Sunday, January 15, 2012

Snails see the benefits, the beauty in every inch.

I don't know what it is, but I cant complain, I feel amazing. Maybe it is the recent new year or perhaps it is because my 6th semester of college starts tomorrow, I just don't know. I feel like I am about to start an epic hike through the mountains. I feel fresh and energized, completely ready to go. My application for California has been submitted. I am getting ready to start applying for scholarships and figuring out how to ask my grandmother to cosign a loan so that I can go Australia next spring. I am about to start another season of rowing and we have a brand new coach that actually wants to work us and get our team to improve, even spoke of going to NCRA nationals in May. My job has gotten more fun and easier since getting promoted. I already paid this semesters tuition.
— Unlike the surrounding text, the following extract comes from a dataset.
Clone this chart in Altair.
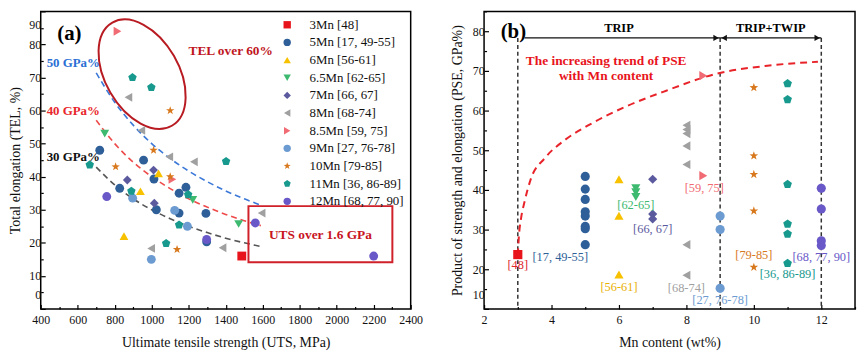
import altair as alt
import pandas as pd

FONT = "Liberation Serif"

SERIES = ["3Mn [48]", "5Mn [17, 49-55]", "6Mn [56-61]", "6.5Mn [62-65]", "7Mn [66, 67]",
          "8Mn [68-74]", "8.5Mn [59, 75]", "9Mn [27, 76-78]", "10Mn [79-85]",
          "11Mn [36, 86-89]", "12Mn [68, 77, 90]"]
SERIES_COLORS = ["#e8141c", "#2f5f98", "#f7c100", "#3dba6f", "#5b5a9e", "#a0a0a0",
                 "#f06b73", "#6c9bd1", "#d8781c", "#17998e", "#6958c8"]
STAR = ("M0,-1L0.235,-0.324L0.951,-0.309L0.380,0.124L0.588,0.809L0,0.4L-0.588,0.809"
        "L-0.380,0.124L-0.951,-0.309L-0.235,-0.324Z")
PENTAGON = "M0,-1L0.951,-0.309L0.588,0.809L-0.588,0.809L-0.951,-0.309Z"
SERIES_SHAPES = ["square", "circle", "triangle-up", "triangle-down", "diamond", "triangle-left",
                 "triangle-right", "circle", STAR, PENTAGON, "circle"]
# ellipse outline (rx=1, ry=0.617) as four cubic arcs
ELLIPSE = ("M1,0C1,0.341,0.552,0.617,0,0.617C-0.552,0.617,-1,0.341,-1,0"
           "C-1,-0.341,-0.552,-0.617,0,-0.617C0.552,-0.617,1,-0.341,1,0Z")

# ---------- panel (a): UTS (MPa) vs TEL (%) ----------
UTS_3MN = [1487]
TEL_3MN = [16.0]
UTS_5MN = [719, 956, 1012, 827, 1025, 1148, 1148, 1185, 1293, 1297]
TEL_5MN = [48.0, 45.0, 39.3, 36.5, 30.0, 29.0, 35.0, 36.8, 28.9, 20.3]
UTS_6MN = [1037, 939, 850]
TEL_6MN = [41.0, 35.6, 22.0]
UTS_65MN = [746, 1222, 1470]
TEL_65MN = [53.0, 33.0, 25.7]
UTS_7MN = [1010, 868, 1014]
TEL_7MN = [42.0, 39.0, 32.0]
UTS_8MN = [874, 944, 1095, 1228, 1594, 997, 1383]
TEL_8MN = [64.0, 54.0, 46.0, 44.5, 29.0, 18.3, 18.5]
UTS_85MN = [815, 1112]
TEL_85MN = [84.0, 39.2]
UTS_9MN = [897, 1124, 1193, 998]
TEL_9MN = [33.5, 29.8, 25.0, 15.0]
UTS_10MN = [1100, 1010, 805, 1100, 1137]
TEL_10MN = [60.0, 48.0, 43.0, 40.0, 18.0]
UTS_11MN = [896, 998, 665, 890, 1197, 1148, 1078, 1402]
TEL_11MN = [70.0, 67.0, 43.6, 35.6, 34.6, 25.4, 19.8, 44.6]
UTS_12MN = [757, 1297, 1560, 2200]
TEL_12MN = [34.0, 21.0, 26.0, 16.0]

# iso-PSE guide curves
ISO_UTS = [700, 800, 900, 1000, 1100, 1200, 1300, 1400, 1500, 1590]
ISO50_TEL = [71.4, 62.5, 55.6, 50.0, 45.5, 41.7, 38.5, 35.7, 33.3, 31.4]
ISO40_TEL = [57.1, 50.0, 44.4, 40.0, 36.4, 33.3, 30.8, 28.6, 26.7, 25.2]
ISO30_TEL = [42.9, 37.5, 33.3, 30.0, 27.3, 25.0, 23.1, 21.4, 20.0, 18.9]

# ---------- panel (b): Mn content vs PSE ----------
MN_CONTENT = [3, 5, 6, 6.5, 7, 8, 8.5, 9, 10, 11, 12]
PSE_3MN = [23.7]
PSE_5MN = [43.4, 40.2, 37.6, 34.5, 33.4, 30.8, 30.2, 26.2]
PSE_6MN = [42.7, 33.5, 18.7]
PSE_65MN = [40.4, 39.4, 38.2]
PSE_7MN = [42.7, 33.9, 32.7]
PSE_8MN = [56.3, 55.2, 54.2, 51.1, 46.4, 26.2, 18.5]
PSE_85MN = [68.8, 43.6]
PSE_9MN = [33.4, 30.0, 15.2]
PSE_10MN = [65.8, 48.6, 43.9, 34.7, 20.5]
PSE_11MN = [66.8, 62.8, 41.4, 31.4, 28.9, 21.5]
PSE_12MN = [40.4, 35.2, 27.2, 26.0]

TREND_MN = [3.0, 3.03, 3.1, 3.2, 3.38, 3.8, 4.4, 5.2, 6.2, 7.4, 8.9, 10.4, 11.9]
TREND_PSE = [23.5, 28.0, 33.0, 37.0, 42.6, 48.0, 52.6, 56.8, 61.0, 65.0, 69.3, 71.3, 72.3]

REF_TEXT = ["[48]", "[17, 49-55]", "[56-61]", "[62-65]", "[66, 67]", "[68-74]", "[59, 75]",
            "[27, 76-78]", "[79-85]", "[36, 86-89]", "[68, 77, 90]"]
REF_MN = [3.0, 4.26, 6.0, 6.5, 7.0, 8.0, 8.53, 9.0, 10.0, 11.0, 12.0]
REF_PSE = [21.0, 23.2, 15.5, 36.1, 30.2, 15.3, 40.4, 12.2, 23.7, 18.7, 23.0]
REF_COLORS = ["#e0262b", "#2f5f98", "#e8b000", "#3dba6f", "#5b5a9e", "#a0a0a0",
              "#f06b73", "#6c9bd1", "#d8781c", "#17998e", "#6958c8"]

PHASE_LINES_MN = [3, 9, 12]

# axis tick values
UTS_MAJOR = list(range(400, 2401, 200))
UTS_MINOR = list(range(500, 2400, 200))
TEL_MAJOR = list(range(0, 91, 10))
TEL_MINOR = list(range(5, 90, 10))
MN_MAJOR = list(range(2, 13, 2))
MN_MINOR = list(range(3, 14, 2))
PSE_MAJOR = list(range(10, 81, 10))
PSE_MINOR = list(range(15, 86, 10))


def long_table(xs_lists, ys_lists, xname, yname):
    rows = []
    for name, xs, ys in zip(SERIES, xs_lists, ys_lists):
        for xv, yv in zip(xs, ys):
            rows.append({"series": name, xname: xv, yname: yv})
    return pd.DataFrame(rows)


df_a = long_table(
    [UTS_3MN, UTS_5MN, UTS_6MN, UTS_65MN, UTS_7MN, UTS_8MN, UTS_85MN, UTS_9MN, UTS_10MN, UTS_11MN, UTS_12MN],
    [TEL_3MN, TEL_5MN, TEL_6MN, TEL_65MN, TEL_7MN, TEL_8MN, TEL_85MN, TEL_9MN, TEL_10MN, TEL_11MN, TEL_12MN],
    "uts", "tel")
pse_lists = [PSE_3MN, PSE_5MN, PSE_6MN, PSE_65MN, PSE_7MN, PSE_8MN, PSE_85MN, PSE_9MN, PSE_10MN, PSE_11MN, PSE_12MN]
df_b = long_table([[m] * len(p) for m, p in zip(MN_CONTENT, pse_lists)], pse_lists, "mn", "pse")

W_A, W_B, H = 373, 374, 300

xs_a = alt.Scale(domain=[400, 2400], nice=False, zero=False)
ys_a = alt.Scale(domain=[0, 90], nice=False)
xs_b = alt.Scale(domain=[2, 13], nice=False, zero=False)
ys_b = alt.Scale(domain=[10, 85], nice=False, zero=False)


def label_axis(title, values, orient, **kw):
    return alt.Axis(title=title, values=values, orient=orient, ticks=False, domain=False,
                    format="d", labelOverlap=False, **kw)


def tick_axis(values, size, orient):
    # inward ticks: an unlabeled axis pushed inside the frame by its own tick length
    return alt.Axis(title=None, values=values, orient=orient, labels=False, domain=False,
                    ticks=True, tickSize=size, offset=-size)


MAJ, MIN = 4.5, 2.5

AX_A = {
    "lab": (label_axis("Ultimate tensile strength (UTS, MPa)", UTS_MAJOR, "bottom", labelPadding=6,
                       titlePadding=10, labelFlush=False),
            label_axis("Total elongation (TEL, %)", TEL_MAJOR, "left", labelPadding=0, titleX=-18,
                       labelFlush=True, labelFlushOffset=-8)),
    "maj": (tick_axis(UTS_MAJOR, MAJ, "bottom"), tick_axis(TEL_MAJOR, MAJ, "left")),
    "min": (tick_axis(UTS_MINOR, MIN, "bottom"), tick_axis(TEL_MINOR, MIN, "left")),
}
AX_B = {
    "lab": (label_axis("Mn content (wt%)", MN_MAJOR, "bottom", labelPadding=6, titlePadding=10,
                       labelFlush=False),
            label_axis("Product of strength and elongation (PSE, GPa%)", PSE_MAJOR, "left",
                       labelPadding=0, titleX=-20, labelFlush=True, labelFlushOffset=-8)),
    "maj": (tick_axis(MN_MAJOR, MAJ, "bottom"), tick_axis(PSE_MAJOR, MAJ, "left")),
    "min": (tick_axis(MN_MINOR, MIN, "bottom"), tick_axis(PSE_MINOR, MIN, "left")),
}


def xy_a(xf, yf, which=None):
    ax = AX_A[which] if which else (None, None)
    return dict(x=alt.X(xf, scale=xs_a, axis=ax[0]), y=alt.Y(yf, scale=ys_a, axis=ax[1]))


def xy_b(xf, yf, which=None):
    ax = AX_B[which] if which else (None, None)
    return dict(x=alt.X(xf, scale=xs_b, axis=ax[0]), y=alt.Y(yf, scale=ys_b, axis=ax[1]))


legend_a = alt.Legend(orient="top-right", offset=7, title=None, labelFont=FONT,
                      labelFontSize=13, labelColor="#111", symbolSize=55, rowPadding=3.8,
                      padding=0, labelOffset=16, labelLimit=300)

color_a = alt.Color("series:N", scale=alt.Scale(domain=SERIES, range=SERIES_COLORS), legend=legend_a)
shape_a = alt.Shape("series:N", scale=alt.Scale(domain=SERIES, range=SERIES_SHAPES), legend=legend_a)

layers_a = []
for tel_list, col, which in [(ISO50_TEL, "#3b78d8", "lab"), (ISO40_TEL, "#ee4a4a", "maj"),
                             (ISO30_TEL, "#555555", "min")]:
    d = pd.DataFrame({"uts": ISO_UTS, "tel": tel_list})
    layers_a.append(alt.Chart(d).mark_line(strokeDash=[6, 4], strokeWidth=1.6, color=col,
                                           interpolate="monotone").encode(**xy_a("uts:Q", "tel:Q", which)))

for txt, tv, col in [("50 GPa%", 74.5, "#2a6fd4"), ("40 GPa%", 60.0, "#e8262b"), ("30 GPa%", 46.0, "#111111")]:
    d = pd.DataFrame({"uts": [432], "tel": [tv], "t": [txt]})
    layers_a.append(alt.Chart(d).mark_text(align="left", baseline="middle", fontWeight="bold",
                                           fontSize=13, color=col, font=FONT).encode(
        text="t:N", **xy_a("uts:Q", "tel:Q")))

ell = pd.DataFrame({"uts": [948], "tel": [71.0]})
layers_a.append(alt.Chart(ell).mark_point(shape=ELLIPSE, size=14400, angle=60, filled=False, clip=True,
                                          color="#b81c22", strokeWidth=2, opacity=1).encode(
    **xy_a("uts:Q", "tel:Q")))

box = pd.DataFrame({"x1": [1523], "x2": [2301], "y1": [31.1], "y2": [14.1]})
layers_a.append(alt.Chart(box).mark_rect(fillOpacity=0, stroke="#d0202a", strokeWidth=2).encode(
    x2="x2:Q", y2="y2:Q", **xy_a("x1:Q", "y1:Q")))

for txt, xv, yv, size, col in [("TEL over 60%", 1427, 78.0, 13.5, "#c0161e"),
                               ("UTS over 1.6 GPa", 1912, 22.4, 13.5, "#c8141e"),
                               ("(a)", 555, 83.0, 21, "#000000")]:
    d = pd.DataFrame({"uts": [xv], "tel": [yv], "t": [txt]})
    layers_a.append(alt.Chart(d).mark_text(align="center", baseline="middle", fontWeight="bold",
                                           fontSize=size, color=col, font=FONT).encode(
        text="t:N", **xy_a("uts:Q", "tel:Q")))

layers_a.append(alt.Chart(df_a).mark_point(filled=True, size=80, opacity=1).encode(
    color=color_a, shape=shape_a, **xy_a("uts:Q", "tel:Q")))

panel_a = alt.layer(*layers_a).resolve_axis(x="independent", y="independent").properties(
    width=W_A, height=H)

# ---------- panel (b) ----------
layers_b = []
vl = pd.DataFrame({"mn": PHASE_LINES_MN, "top": [78.3] * 3, "bot": [10] * 3})
layers_b.append(alt.Chart(vl).mark_rule(strokeDash=[4, 3], strokeWidth=1.5, color="#333").encode(
    y2="bot:Q", **xy_b("mn:Q", "top:Q", "lab")))

hl = pd.DataFrame({"a": [3.2, 9.0], "b": [9.0, 12.0], "y": [78.3, 78.3]})
layers_b.append(alt.Chart(hl).mark_rule(strokeWidth=1.3, color="#111").encode(
    x2="b:Q", **xy_b("a:Q", "y:Q", "maj")))

trend = pd.DataFrame({"mn": TREND_MN, "pse": TREND_PSE})
layers_b.append(alt.Chart(trend).mark_line(strokeDash=[7, 5], strokeWidth=2, color="#e8232a",
                                           interpolate="monotone").encode(
    **xy_b("mn:Q", "pse:Q", "min")))

arrows = pd.DataFrame({"mn": [8.88, 9.12, 11.88], "y": [78.3] * 3,
                       "s": ["triangle-right", "triangle-left", "triangle-right"]})
layers_b.append(alt.Chart(arrows).mark_point(filled=True, size=40, color="#111", opacity=1).encode(
    shape=alt.Shape("s:N", scale=None), **xy_b("mn:Q", "y:Q")))

color_b = alt.Color("series:N", scale=alt.Scale(domain=SERIES, range=SERIES_COLORS), legend=None)
shape_b = alt.Shape("series:N", scale=alt.Scale(domain=SERIES, range=SERIES_SHAPES), legend=None)
layers_b.append(alt.Chart(df_b).mark_point(filled=True, size=85, opacity=1).encode(
    color=color_b, shape=shape_b, **xy_b("mn:Q", "pse:Q")))

refs = pd.DataFrame({"mn": REF_MN, "pse": REF_PSE, "t": REF_TEXT, "c": REF_COLORS})
layers_b.append(alt.Chart(refs).mark_text(fontSize=12.5, font=FONT, baseline="middle").encode(
    text="t:N", color=alt.Color("c:N", scale=None), **xy_b("mn:Q", "pse:Q")))

for txt, xv, yv, size, col in [("(b)", 2.87, 79.8, 21, "#000000"),
                               ("TRIP", 6.0, 80.8, 12.5, "#000000"),
                               ("TRIP+TWIP", 10.5, 80.8, 12.5, "#000000"),
                               ("The increasing trend of PSE", 5.62, 72.5, 13.5, "#e8141c"),
                               ("with Mn content", 5.62, 68.6, 13.5, "#e8141c")]:
    d = pd.DataFrame({"mn": [xv], "pse": [yv], "t": [txt]})
    layers_b.append(alt.Chart(d).mark_text(align="center", baseline="middle", fontWeight="bold",
                                           fontSize=size, color=col, font=FONT).encode(
        text="t:N", **xy_b("mn:Q", "pse:Q")))

panel_b = alt.layer(*layers_b).resolve_scale(color="independent", shape="independent").resolve_axis(
    x="independent", y="independent").properties(width=W_B, height=H)

chart = alt.hconcat(panel_a, panel_b, spacing=26).resolve_scale(
    color="independent", shape="independent").properties(
    padding={"left": 0, "top": 0, "right": 0, "bottom": 0}
).configure(font=FONT).configure_view(stroke="#000", strokeWidth=1.5).configure_axis(
    grid=False, domain=False, tickColor="#000", tickWidth=1.2,
    labelColor="#111", titleColor="#111", labelFont=FONT, titleFont=FONT, labelFontSize=12,
    titleFontSize=14, titleFontWeight="normal")

chart.save("out.html", embed_options={"renderer": "svg", "actions": False})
And best of all the classes I am in are not as hellish as last semester, although Ive heard bad things about GIS. Maybe its optimism, maybe I am just being naive, lying to myself, but I have a feeling tomorrow will mark the beginning of a great semester followed by an amazing summer.

Wednesday, January 11, 2012

Beautiful

And I know some shit's so hard to swallow
But I can't just sit back and wallow
In my own sorrow but I know one fact
I'll be one tough act to follow
Here today, gone tomorrow

Saturday, January 7, 2012

Relate to me

I no longer have any self esteem. It would be fucking amazing to still have someone willing to talk this out.

Wednesday, January 4, 2012

The rocky mountain state

I even miss these little bitches that run up the poderosa pines and throw shards of pine cone flesh at poor unsuspecting passersby.

Sunday, January 1, 2012

Another year

Why should I focus on regrets or resolutions? Its easier to just keep going.